Should be really something.
The party and awards night has moved from Crown Casino to The Forum, an actual theatre/cinema/cabaret. This can mean a pleasant walk in the afternoon sun or a chaotic tumble of brollies and hair-dos if the weather turns.
For the first time, Screen Forever has a creche. If your brain explodes, see if you can hold a kid for a while. You will need a certificate from the police.
The Tonic Bar downstairs has been totally captured by Screen Forever so there is no risk that delegates will run into members of the public. This means any other meetings you may want to hold will occur further afield.
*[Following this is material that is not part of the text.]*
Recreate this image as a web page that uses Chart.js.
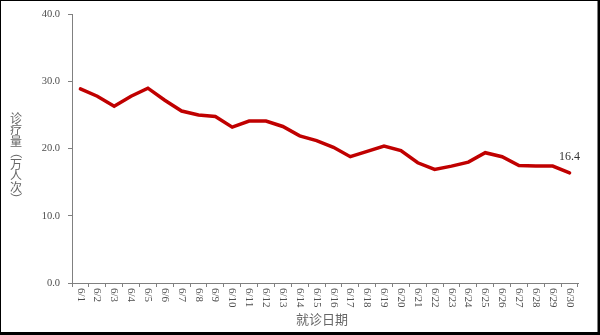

We are now totally used to the idea that grown up producers have tatts. Next is skateboards and we suspect this is the year.
There are sessions covering VR, bitcoin, regionalism, gender, and diversity. These tend to surface the capable younger people you may not have seen before.
The Ones to Watch are ones to watch.
The snap, crackle and pop of the program has been getting better each year and is now really classy. We hope speakers and panellists focus on the issue and are brave enough to take stands. This is one of those occasions where producers will be forgiven for thinking out loud.
There is not much politics. Isn't that a relief?
Graeme Mason, CEO of Screen Australia, has broken with tradition by not speaking this year. But Screen Aus does have a session on film marketing to specific audiences called SCREEN AUSTRALIA PRESENTS: CROWD FINDING.